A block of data
____________

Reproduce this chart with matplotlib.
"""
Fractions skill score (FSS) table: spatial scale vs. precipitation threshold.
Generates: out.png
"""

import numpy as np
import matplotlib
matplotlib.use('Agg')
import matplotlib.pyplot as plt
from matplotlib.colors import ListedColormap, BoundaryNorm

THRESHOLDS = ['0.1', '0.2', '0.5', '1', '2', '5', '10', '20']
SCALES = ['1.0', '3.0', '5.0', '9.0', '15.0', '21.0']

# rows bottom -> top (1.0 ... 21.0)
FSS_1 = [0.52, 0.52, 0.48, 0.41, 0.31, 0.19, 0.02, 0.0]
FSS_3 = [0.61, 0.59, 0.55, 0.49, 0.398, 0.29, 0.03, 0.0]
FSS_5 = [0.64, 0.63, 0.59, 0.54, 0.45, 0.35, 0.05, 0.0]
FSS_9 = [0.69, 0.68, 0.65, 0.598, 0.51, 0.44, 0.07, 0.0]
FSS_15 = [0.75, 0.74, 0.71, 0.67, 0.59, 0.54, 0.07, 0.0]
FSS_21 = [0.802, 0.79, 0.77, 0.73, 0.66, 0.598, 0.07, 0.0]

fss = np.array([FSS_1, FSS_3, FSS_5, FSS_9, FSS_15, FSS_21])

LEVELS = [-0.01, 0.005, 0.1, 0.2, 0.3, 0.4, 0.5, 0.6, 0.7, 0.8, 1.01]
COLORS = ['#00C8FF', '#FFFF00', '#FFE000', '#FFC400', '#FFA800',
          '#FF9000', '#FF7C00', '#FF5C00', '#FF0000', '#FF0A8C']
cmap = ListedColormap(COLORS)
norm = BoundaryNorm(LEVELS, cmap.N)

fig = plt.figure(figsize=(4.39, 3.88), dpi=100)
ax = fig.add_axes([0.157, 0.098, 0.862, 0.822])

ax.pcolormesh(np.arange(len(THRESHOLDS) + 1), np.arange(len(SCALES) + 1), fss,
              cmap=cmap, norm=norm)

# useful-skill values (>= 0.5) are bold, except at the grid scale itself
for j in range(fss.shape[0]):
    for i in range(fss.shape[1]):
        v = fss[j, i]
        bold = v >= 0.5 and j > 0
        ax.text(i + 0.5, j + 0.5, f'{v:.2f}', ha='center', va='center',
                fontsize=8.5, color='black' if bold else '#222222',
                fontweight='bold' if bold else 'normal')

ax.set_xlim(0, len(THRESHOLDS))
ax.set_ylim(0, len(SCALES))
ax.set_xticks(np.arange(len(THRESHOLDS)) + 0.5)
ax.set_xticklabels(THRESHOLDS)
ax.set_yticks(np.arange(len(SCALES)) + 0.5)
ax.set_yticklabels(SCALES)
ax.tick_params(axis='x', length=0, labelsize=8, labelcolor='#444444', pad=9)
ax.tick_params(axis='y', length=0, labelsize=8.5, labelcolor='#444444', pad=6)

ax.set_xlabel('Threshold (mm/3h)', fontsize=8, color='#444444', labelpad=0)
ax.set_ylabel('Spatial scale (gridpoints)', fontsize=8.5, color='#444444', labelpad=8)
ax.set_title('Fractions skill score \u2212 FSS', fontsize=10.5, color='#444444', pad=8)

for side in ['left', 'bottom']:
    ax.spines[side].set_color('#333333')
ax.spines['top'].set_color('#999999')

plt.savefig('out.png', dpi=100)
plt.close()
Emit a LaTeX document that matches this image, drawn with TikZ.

____________

## Objective
Restate the whole listing exactly, leaving out nothing.

## Finished exercise
Reproduce this chart with matplotlib.
"""
Fractions skill score (FSS) table: spatial scale vs. precipitation threshold.
Generates: out.png
"""

import numpy as np
import matplotlib
matplotlib.use('Agg')
import matplotlib.pyplot as plt
from matplotlib.colors import ListedColormap, BoundaryNorm

THRESHOLDS = ['0.1', '0.2', '0.5', '1', '2', '5', '10', '20']
SCALES = ['1.0', '3.0', '5.0', '9.0', '15.0', '21.0']

# rows bottom -> top (1.0 ... 21.0)
FSS_1 = [0.52, 0.52, 0.48, 0.41, 0.31, 0.19, 0.02, 0.0]
FSS_3 = [0.61, 0.59, 0.55, 0.49, 0.398, 0.29, 0.03, 0.0]
FSS_5 = [0.64, 0.63, 0.59, 0.54, 0.45, 0.35, 0.05, 0.0]
FSS_9 = [0.69, 0.68, 0.65, 0.598, 0.51, 0.44, 0.07, 0.0]
FSS_15 = [0.75, 0.74, 0.71, 0.67, 0.59, 0.54, 0.07, 0.0]
FSS_21 = [0.802, 0.79, 0.77, 0.73, 0.66, 0.598, 0.07, 0.0]

fss = np.array([FSS_1, FSS_3, FSS_5, FSS_9, FSS_15, FSS_21])

LEVELS = [-0.01, 0.005, 0.1, 0.2, 0.3, 0.4, 0.5, 0.6, 0.7, 0.8, 1.01]
COLORS = ['#00C8FF', '#FFFF00', '#FFE000', '#FFC400', '#FFA800',
          '#FF9000', '#FF7C00', '#FF5C00', '#FF0000', '#FF0A8C']
cmap = ListedColormap(COLORS)
norm = BoundaryNorm(LEVELS, cmap.N)

fig = plt.figure(figsize=(4.39, 3.88), dpi=100)
ax = fig.add_axes([0.157, 0.098, 0.862, 0.822])

ax.pcolormesh(np.arange(len(THRESHOLDS) + 1), np.arange(len(SCALES) + 1), fss,
              cmap=cmap, norm=norm)

# useful-skill values (>= 0.5) are bold, except at the grid scale itself
for j in range(fss.shape[0]):
    for i in range(fss.shape[1]):
        v = fss[j, i]
        bold = v >= 0.5 and j > 0
        ax.text(i + 0.5, j + 0.5, f'{v:.2f}', ha='center', va='center',
                fontsize=8.5, color='black' if bold else '#222222',
                fontweight='bold' if bold else 'normal')

ax.set_xlim(0, len(THRESHOLDS))
ax.set_ylim(0, len(SCALES))
ax.set_xticks(np.arange(len(THRESHOLDS)) + 0.5)
ax.set_xticklabels(THRESHOLDS)
ax.set_yticks(np.arange(len(SCALES)) + 0.5)
ax.set_yticklabels(SCALES)
ax.tick_params(axis='x', length=0, labelsize=8, labelcolor='#444444', pad=9)
ax.tick_params(axis='y', length=0, labelsize=8.5, labelcolor='#444444', pad=6)

ax.set_xlabel('Threshold (mm/3h)', fontsize=8, color='#444444', labelpad=0)
ax.set_ylabel('Spatial scale (gridpoints)', fontsize=8.5, color='#444444', labelpad=8)
ax.set_title('Fractions skill score \u2212 FSS', fontsize=10.5, color='#444444', pad=8)

for side in ['left', 'bottom']:
    ax.spines[side].set_color('#333333')
ax.spines['top'].set_color('#999999')

plt.savefig('out.png', dpi=100)
plt.close()
Emit a LaTeX document that matches this image, drawn with TikZ.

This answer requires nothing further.